== RECORDED INFORMATION ==
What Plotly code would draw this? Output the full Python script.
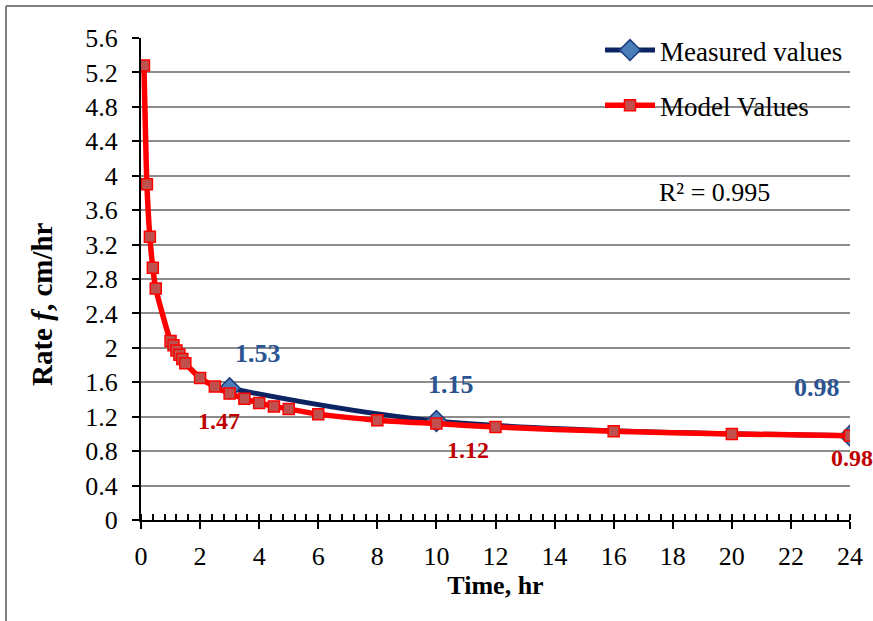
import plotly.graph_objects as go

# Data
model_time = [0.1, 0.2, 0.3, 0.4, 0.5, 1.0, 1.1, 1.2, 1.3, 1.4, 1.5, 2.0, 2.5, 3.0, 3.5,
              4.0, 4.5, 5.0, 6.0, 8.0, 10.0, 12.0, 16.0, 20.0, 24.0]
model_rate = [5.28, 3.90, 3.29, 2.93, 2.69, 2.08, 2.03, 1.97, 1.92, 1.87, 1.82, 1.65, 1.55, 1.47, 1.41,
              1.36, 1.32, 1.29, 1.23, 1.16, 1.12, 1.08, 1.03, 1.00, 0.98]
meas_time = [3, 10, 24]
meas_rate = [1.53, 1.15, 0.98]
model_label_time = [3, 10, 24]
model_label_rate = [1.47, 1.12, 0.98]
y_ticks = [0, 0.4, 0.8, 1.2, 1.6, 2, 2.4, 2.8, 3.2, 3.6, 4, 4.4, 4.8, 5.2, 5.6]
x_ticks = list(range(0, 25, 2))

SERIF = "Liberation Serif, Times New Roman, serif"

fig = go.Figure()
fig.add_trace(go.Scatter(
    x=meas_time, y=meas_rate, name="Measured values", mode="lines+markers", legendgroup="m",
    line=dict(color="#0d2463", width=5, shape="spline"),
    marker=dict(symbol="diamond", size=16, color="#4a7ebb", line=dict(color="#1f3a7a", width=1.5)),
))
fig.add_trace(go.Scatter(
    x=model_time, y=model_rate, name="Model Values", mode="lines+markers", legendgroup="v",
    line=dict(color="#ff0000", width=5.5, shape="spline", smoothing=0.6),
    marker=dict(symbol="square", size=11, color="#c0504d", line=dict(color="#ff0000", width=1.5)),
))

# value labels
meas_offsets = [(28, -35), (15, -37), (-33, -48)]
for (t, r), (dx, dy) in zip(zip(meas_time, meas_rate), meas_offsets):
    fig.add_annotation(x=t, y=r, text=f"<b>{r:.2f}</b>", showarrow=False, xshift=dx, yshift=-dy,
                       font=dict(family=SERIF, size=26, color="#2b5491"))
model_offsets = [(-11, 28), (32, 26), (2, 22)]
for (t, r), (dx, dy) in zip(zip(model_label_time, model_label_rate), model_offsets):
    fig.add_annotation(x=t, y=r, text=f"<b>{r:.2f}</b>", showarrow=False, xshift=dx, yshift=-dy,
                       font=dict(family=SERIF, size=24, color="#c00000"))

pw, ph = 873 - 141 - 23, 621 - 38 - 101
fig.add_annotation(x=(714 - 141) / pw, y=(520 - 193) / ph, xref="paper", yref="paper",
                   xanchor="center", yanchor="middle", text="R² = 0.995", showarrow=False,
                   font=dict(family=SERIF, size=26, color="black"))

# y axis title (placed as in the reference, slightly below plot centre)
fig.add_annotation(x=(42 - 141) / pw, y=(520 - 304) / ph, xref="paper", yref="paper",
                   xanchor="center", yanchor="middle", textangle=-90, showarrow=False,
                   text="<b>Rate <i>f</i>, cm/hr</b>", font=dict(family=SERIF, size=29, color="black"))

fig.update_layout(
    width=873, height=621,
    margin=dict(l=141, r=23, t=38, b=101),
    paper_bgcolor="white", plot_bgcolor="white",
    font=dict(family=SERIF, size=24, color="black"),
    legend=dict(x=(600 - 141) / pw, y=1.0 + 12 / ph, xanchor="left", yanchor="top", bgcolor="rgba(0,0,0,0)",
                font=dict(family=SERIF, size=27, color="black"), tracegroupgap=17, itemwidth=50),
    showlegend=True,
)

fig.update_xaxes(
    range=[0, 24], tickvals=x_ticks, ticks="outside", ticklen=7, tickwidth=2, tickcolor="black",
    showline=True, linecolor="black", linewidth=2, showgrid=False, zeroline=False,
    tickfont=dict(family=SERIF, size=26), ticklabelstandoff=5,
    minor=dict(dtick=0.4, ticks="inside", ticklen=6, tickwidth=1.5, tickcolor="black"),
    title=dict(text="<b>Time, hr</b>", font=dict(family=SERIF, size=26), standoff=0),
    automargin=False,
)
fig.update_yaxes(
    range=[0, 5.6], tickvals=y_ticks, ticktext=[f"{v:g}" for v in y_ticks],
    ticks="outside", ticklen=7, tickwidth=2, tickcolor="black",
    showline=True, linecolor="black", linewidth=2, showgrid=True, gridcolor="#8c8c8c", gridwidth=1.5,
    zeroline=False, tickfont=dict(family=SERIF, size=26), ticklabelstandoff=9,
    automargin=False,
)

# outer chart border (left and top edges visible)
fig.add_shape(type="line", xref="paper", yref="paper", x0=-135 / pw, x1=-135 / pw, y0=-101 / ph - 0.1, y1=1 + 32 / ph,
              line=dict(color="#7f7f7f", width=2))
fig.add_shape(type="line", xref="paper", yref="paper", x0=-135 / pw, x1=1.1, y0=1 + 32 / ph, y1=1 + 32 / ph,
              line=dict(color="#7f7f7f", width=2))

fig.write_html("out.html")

== AIM ==
Return the material line for line, from its beginning to the line that contains "import plotly.graph_objects as go", with the pictures left out.

== TASK OUTPUT ==
What Plotly code would draw this? Output the full Python script.
import plotly.graph_objects as go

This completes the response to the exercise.